The hon. Gentleman would know the answer if he listened. I said that attempting to go £40 billion faster in deficit reduction than the plan the Chancellor inherited is not working, but pushing borrowing up. The right thing to do now is to expand demand—[Interruption.] Look, a one-year cut in VAT in its own terms would cost £12 billion. The question is what would be the impact on jobs, growth and deficit reduction. I am afraid that the Chancellor is borrowing not £12 billion more, but £46 billion more. The flatlining economy and rising unemployment mean that his deficit reduction plans are going off track. He should take the advice of the IMF and the OECD and change course.
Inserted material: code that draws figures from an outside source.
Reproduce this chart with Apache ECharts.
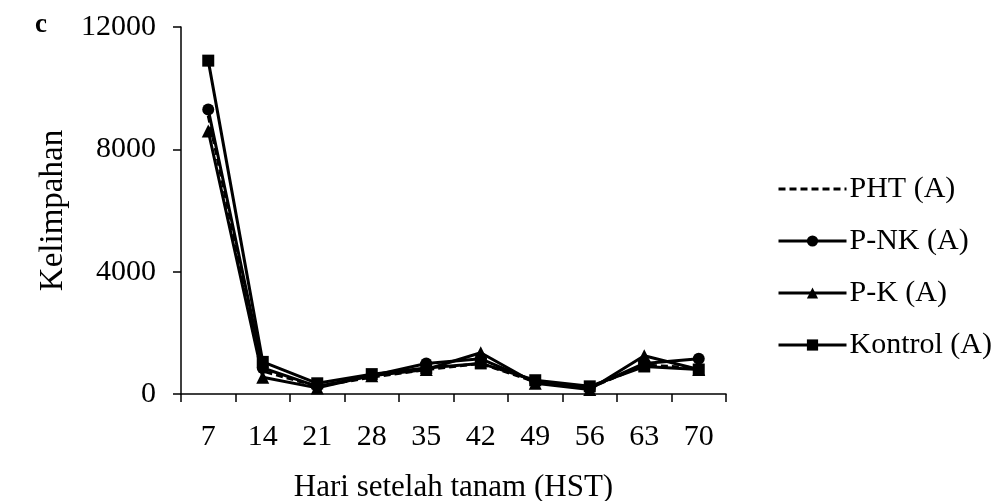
<!DOCTYPE html>
<html>
<head>
<meta charset="utf-8">
<script src="https://cdn.jsdelivr.net/npm/echarts@6/dist/echarts.min.js"></script>
<style>html,body{margin:0;padding:0;background:#fff}#chart{width:1002px;height:501px}</style>
</head>
<body>
<div id="chart"></div>
<script>
const days = ['7','14','21','28','35','42','49','56','63','70'];
const pht = [9100, 750, 250, 550, 800, 1000, 400, 200, 950, 850];
const pnk = [9300, 850, 250, 600, 1000, 1150, 400, 200, 1000, 1150];
const pk = [8600, 550, 200, 600, 800, 1350, 350, 150, 1250, 800];
const kontrol = [10900, 1050, 350, 650, 850, 1000, 450, 250, 900, 800];
const yTicks = [0, 4000, 8000, 12000];

const font = 'Liberation Serif';
const chart = echarts.init(document.getElementById('chart'), null, {renderer: 'canvas'});
function lineSeries(name, data, symbol, dashed) {
  return {
    name, type: 'line', data,
    symbol: symbol || 'none',
    symbolSize: symbol === 'triangle' ? 13 : 12,
    showSymbol: !!symbol,
    itemStyle: {color: '#000'},
    lineStyle: {color: '#000', width: 3, type: dashed ? [7, 4] : 'solid'},
    emphasis: {disabled: true},
    animation: false
  };
}
chart.setOption({
  backgroundColor: '#fff',
  animation: false,
  grid: {left: 181, right: 276, top: 27, bottom: 107, containLabel: false, outerBoundsMode: 'none'},
  graphic: [{
    type: 'text', left: 35, top: 12,
    style: {text: 'c', font: 'bold 27px "Liberation Serif"', fill: '#000'}
  }],
  legend: {
    orient: 'vertical', left: 772, top: 168,
    itemWidth: 68, itemHeight: 14, itemGap: 20,
    lineStyle: {width: 3},
    textStyle: {fontFamily: font, fontSize: 30, color: '#000', lineHeight: 32, padding: [0, 0, 0, -2]},
    data: [
      {name: 'PHT (A)', itemStyle: {opacity: 0}},
      'P-NK (A)', 'P-K (A)', 'Kontrol (A)'
    ]
  },
  xAxis: {
    type: 'category', data: days, boundaryGap: true,
    name: 'Hari setelah tanam (HST)', nameLocation: 'middle', nameGap: 78,
    nameTextStyle: {fontFamily: font, fontSize: 31, color: '#000'},
    axisLine: {lineStyle: {color: '#000', width: 1.5}},
    axisTick: {show: true, length: 8, inside: false, lineStyle: {color: '#000', width: 1.5}},
    axisLabel: {fontFamily: font, fontSize: 30, color: '#000', margin: 28}
  },
  yAxis: {
    type: 'value', min: 0, max: 12000, interval: 4000,
    name: 'Kelimpahan', nameLocation: 'middle', nameGap: 108,
    nameTextStyle: {fontFamily: font, fontSize: 33, color: '#000'},
    axisLine: {show: true, lineStyle: {color: '#000', width: 1.5}},
    axisTick: {show: true, length: 8, lineStyle: {color: '#000', width: 1.5}},
    splitLine: {show: false},
    axisLabel: {fontFamily: font, fontSize: 30, color: '#000', margin: 25,
      formatter: v => yTicks.includes(v) ? String(v) : ''}
  },
  series: [
    lineSeries('PHT (A)', pht, null, true),
    lineSeries('P-NK (A)', pnk, 'circle'),
    lineSeries('P-K (A)', pk, 'triangle'),
    lineSeries('Kontrol (A)', kontrol, 'rect')
  ]
});
</script>
</body>
</html>
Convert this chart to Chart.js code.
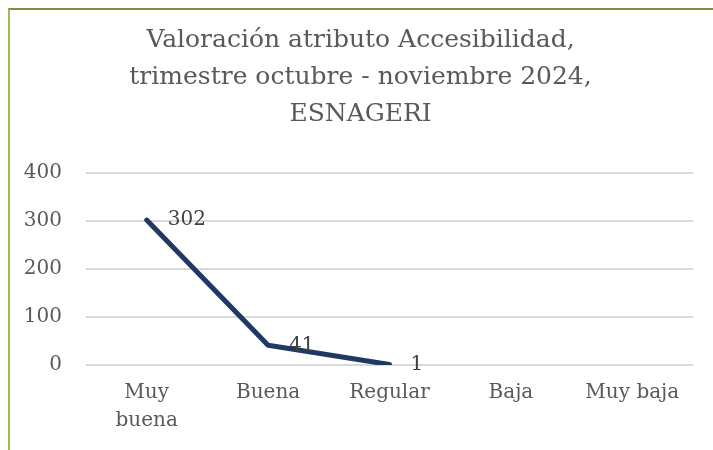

I will make a little more progress, but I will take interventions from people who have not intervened. Good grief, I have given the hon. Member for Dover (Charlie Elphicke) enough of the wrong type of publicity already and do not want to do his career any more damage.
There is a credible alternative. Why will the Chancellor not act? He used to be so confident that his plan was working. It is patently not working. He and his cheerleaders on the Government Benches claim that however bad things get, he is trapped by the financial markets. He cannot take the advice of the IMF and the OECD and change course because it would lead to higher interest rates and recession. However, the IMF has said that we cannot have credibility without growth.
The markets know that rising unemployment and zero growth are undermining the Chancellor’s deficit reduction plan. One chief economist in the City at Baring Asset Management said last week:
“Growth is essential if the UK is to be able to finance new debt, repay old debt and convince the markets and credit rating agencies there is a modicum of competency in policymaking. The longer we pursue current policies, the more likely it becomes that the UK will be the next target”.
That is the real market view. We know that the credit rating agencies put out their press releases, but the real view, as the IMF has told us, is that having a flatlining economy and rising unemployment is the wrong way to get the deficit down. As I said, even the Chancellor’s friend at the IMF has said that
“growth is necessary for fiscal credibility”.
Britain has no growth. That is why our Chancellor is losing credibility.
The Chancellor’s whipping team really must tell people to listen to the answers before they intervene.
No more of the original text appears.